Begin

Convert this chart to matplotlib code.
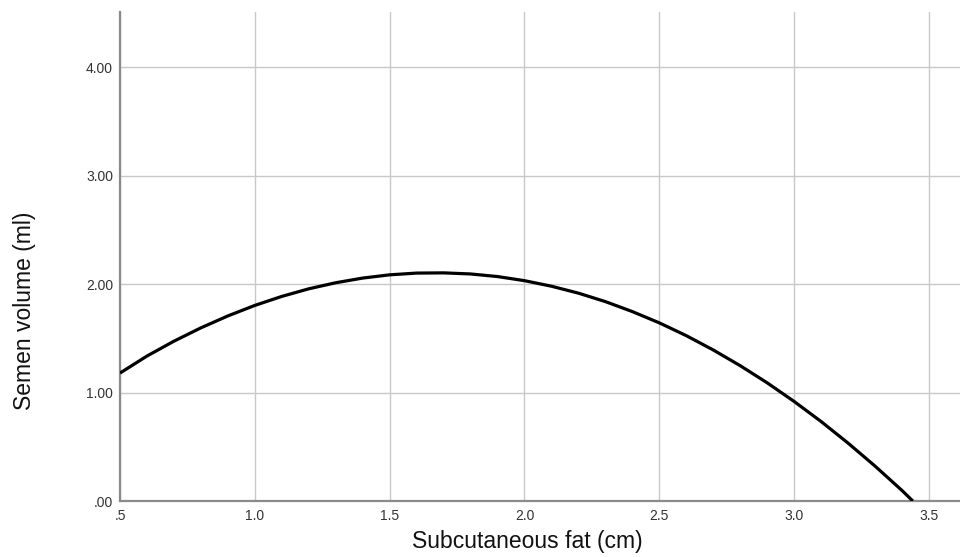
import numpy as np
import matplotlib.pyplot as plt

plt.rcParams['font.family'] = ['Liberation Sans', 'DejaVu Sans']

# quadratic fit line, sampled along subcutaneous fat
fat_cm = [0.5, 0.6, 0.7, 0.8, 0.9, 1.0, 1.1, 1.2, 1.3, 1.4, 1.5, 1.6, 1.7,
          1.8, 1.9, 2.0, 2.1, 2.2, 2.3, 2.4, 2.5, 2.6, 2.7, 2.8, 2.9, 3.0,
          3.1, 3.2, 3.3, 3.4, 3.44]
volume_ml = [1.18, 1.337, 1.474, 1.597, 1.707, 1.804, 1.887, 1.957, 2.013,
             2.056, 2.086, 2.102, 2.104, 2.094, 2.070, 2.032, 1.981, 1.917,
             1.839, 1.747, 1.643, 1.525, 1.393, 1.248, 1.090, 0.918, 0.733,
             0.534, 0.322, 0.097, 0.0]

xticks = [0.5, 1.0, 1.5, 2.0, 2.5, 3.0, 3.5]
xtick_labels = ['.5', '1.0', '1.5', '2.0', '2.5', '3.0', '3.5']
yticks = [0, 1, 2, 3, 4]
ytick_labels = ['.00', '1.00', '2.00', '3.00', '4.00']

fig = plt.figure(figsize=(9.6, 5.57), dpi=100)
ax = fig.add_axes([0.125, 0.1005, 0.875, 0.878])

ax.plot(fat_cm, volume_ml, color='black', lw=2.3, solid_capstyle='butt', zorder=3)

ax.set_xlim(0.5, 3.615)
ax.set_ylim(0, 4.51)
ax.set_xticks(xticks)
ax.set_xticklabels(xtick_labels)
ax.set_yticks(yticks)
ax.set_yticklabels(ytick_labels)

ax.grid(True, color='#c8c8c8', lw=1.0)
ax.set_axisbelow(True)
for s in ['top', 'right']:
    ax.spines[s].set_visible(False)
for s in ['left', 'bottom']:
    ax.spines[s].set_color('#8a8a8a')
    ax.spines[s].set_linewidth(1.6)

ax.tick_params(length=0, labelsize=10, colors='#333333')
ax.tick_params(axis='x', pad=6)
ax.tick_params(axis='y', pad=5)

# axis titles placed on the figure
fig.text(527 / 960, 0.016, 'Subcutaneous fat (cm)', fontsize=16.5,
         color='#111111', ha='center', va='baseline')
fig.text(0.026, 0.442, 'Semen volume (ml)', fontsize=16.5, color='#111111',
         rotation=90, ha='center', va='center')

fig.savefig('out.png', dpi=100)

End

* WHAT THE TASK REQUIRES: Please transcribe the material above exactly as written. Leave the pictures out.

* SOLUTION:
Convert this chart to matplotlib code.
import numpy as np
import matplotlib.pyplot as plt

plt.rcParams['font.family'] = ['Liberation Sans', 'DejaVu Sans']

# quadratic fit line, sampled along subcutaneous fat
fat_cm = [0.5, 0.6, 0.7, 0.8, 0.9, 1.0, 1.1, 1.2, 1.3, 1.4, 1.5, 1.6, 1.7,
          1.8, 1.9, 2.0, 2.1, 2.2, 2.3, 2.4, 2.5, 2.6, 2.7, 2.8, 2.9, 3.0,
          3.1, 3.2, 3.3, 3.4, 3.44]
volume_ml = [1.18, 1.337, 1.474, 1.597, 1.707, 1.804, 1.887, 1.957, 2.013,
             2.056, 2.086, 2.102, 2.104, 2.094, 2.070, 2.032, 1.981, 1.917,
             1.839, 1.747, 1.643, 1.525, 1.393, 1.248, 1.090, 0.918, 0.733,
             0.534, 0.322, 0.097, 0.0]

xticks = [0.5, 1.0, 1.5, 2.0, 2.5, 3.0, 3.5]
xtick_labels = ['.5', '1.0', '1.5', '2.0', '2.5', '3.0', '3.5']
yticks = [0, 1, 2, 3, 4]
ytick_labels = ['.00', '1.00', '2.00', '3.00', '4.00']

fig = plt.figure(figsize=(9.6, 5.57), dpi=100)
ax = fig.add_axes([0.125, 0.1005, 0.875, 0.878])

ax.plot(fat_cm, volume_ml, color='black', lw=2.3, solid_capstyle='butt', zorder=3)

ax.set_xlim(0.5, 3.615)
ax.set_ylim(0, 4.51)
ax.set_xticks(xticks)
ax.set_xticklabels(xtick_labels)
ax.set_yticks(yticks)
ax.set_yticklabels(ytick_labels)

ax.grid(True, color='#c8c8c8', lw=1.0)
ax.set_axisbelow(True)
for s in ['top', 'right']:
    ax.spines[s].set_visible(False)
for s in ['left', 'bottom']:
    ax.spines[s].set_color('#8a8a8a')
    ax.spines[s].set_linewidth(1.6)

ax.tick_params(length=0, labelsize=10, colors='#333333')
ax.tick_params(axis='x', pad=6)
ax.tick_params(axis='y', pad=5)

# axis titles placed on the figure
fig.text(527 / 960, 0.016, 'Subcutaneous fat (cm)', fontsize=16.5,
         color='#111111', ha='center', va='baseline')
fig.text(0.026, 0.442, 'Semen volume (ml)', fontsize=16.5, color='#111111',
         rotation=90, ha='center', va='center')

fig.savefig('out.png', dpi=100)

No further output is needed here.